The B.C. NDP has announced a number of changes to the province's public insurer that it estimates will reduce claims costs by more than $1 billion annually.

The changes were revealed amid troubling predictions that the Insurance Corporation of B.C. will lose $1.3 billion by the end of this fiscal year. Attorney General David Eby said without action, drivers in the province could face premium hikes of $400 or more.

"So we are acting," Eby said. "The reforms I'm announcing today are intended to make ICBC financially sustainable."

The first major changes, intended to take effect in April 2019, include a $5,500 cap on pain and suffering payouts for minor injury claims. Last year, the average payout for those claims was $16,499, which is more than three times what they were before the BC Liberals took over from the last NDP government in 2001.

B.C. is the last province in the country to impose a payout cap, according to the government.

Additionally, Eby said certain injury claims will be start being sent to an independent dispute resolution process, a move intended to decrease times and cut back on legal costs.

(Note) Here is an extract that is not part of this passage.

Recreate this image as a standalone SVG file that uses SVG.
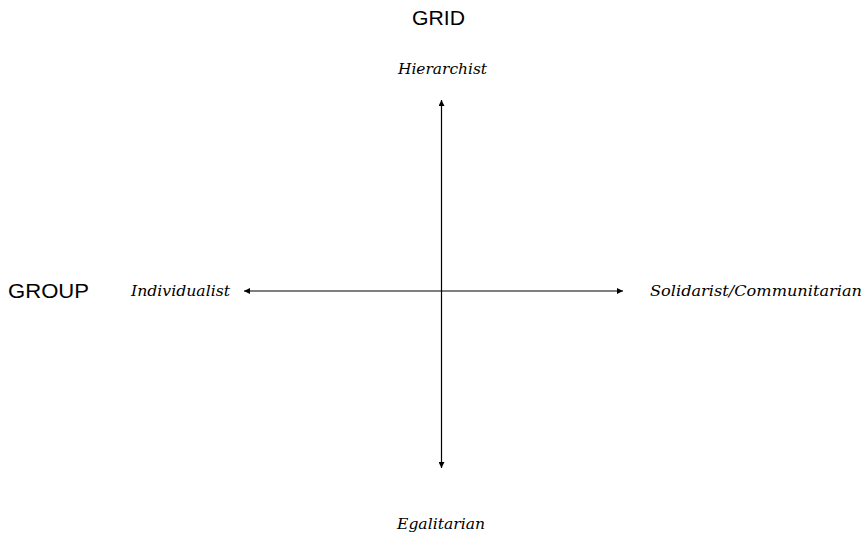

"Minor ICBC injury claims disputes will be directed to the Civil Resolution Tribunal to be decided quickly and affordably by independent adjudicators," he said.

The expected savings will allow the province to increase benefits for crash victims and still save a billion dollars a year, according to the government.

Eby said the province will be able to cover a greater variety of treatment services, and double the lifetime allowance for care and recovery costs for people catastrophically injured in car accidents up to $300,000.

Current accident benefits haven't increased since 1991, Eby said, and have become "grossly inadequate."

"There is no reason why someone who is seriously injured in a car accident should have to live with a disability in poverty, or not be able to access needed rehabilitation treatments because they can't afford to pay out of pocket to get better," he said.

"Without today's announced reforms, ICBC will never have the money to increase these miserly benefits without dramatic increases in insurance rates."

The NDP said it would like to implement the changes sooner than April 2019, given the insurer's dire financial situation, but there are too many details to work out and legislative changes required.

Newly elected BC Liberal leader Andrew Wilkinson called the announcement disappointing, and argued ICBC is in such poor shape the government should be re-examining the entire system.

"The goal is to serve motorists with reduced premiums and to get better compensation for victims, and they've accomplished neither of those things," Wilkinson said.

"It's a state-run monopoly and it's time to re-examine the whole thing."

But despite the insurer's massive losses, which the NDP has blamed squarely on years of mismanagement under the BC Liberals, Eby said privatization is strictly off the table.

"Intriguingly, the people that drove ICBC into the tree [are] now standing on the sidelines insisting that the fix should have happened sooner and suggesting that maybe we should sell the car," he said. "But with the damages done, we will repair ICBC, we will get it back on track."

Eby noted that Ontario, which is already under a private insurance system, pays the highest rates in Canada, and argued unaffordable premiums were the reason B.C.'s first NDP government created ICBC back in the 1970s.

"Many British Columbians were paying astronomical rates," Eby said. "I don't think privatization is the answer here."

Last year, shortly after taking over government, the NDP announced a 6.4 per cent hike to basic ICBC premiums. The changes amount to an extra $57 per year for the average driver with basic coverage and $130 a year for the average driver using blended coverage.

Given how long it will take to implement the new cap and dispute resolution system, Eby could not say definitively that rate payers won't be seeing another significant hike before ICBC's financial situation improves.

"My goal is to get rate increases down to inflationary increases and that is what these reforms are aimed at. There will be, I'm sure, additional increases because costs at ICBC are increasing," he said.

The government said it is also working on other measures aimed at fixing ICBC's finances, which will be rolled out over the coming weeks and months.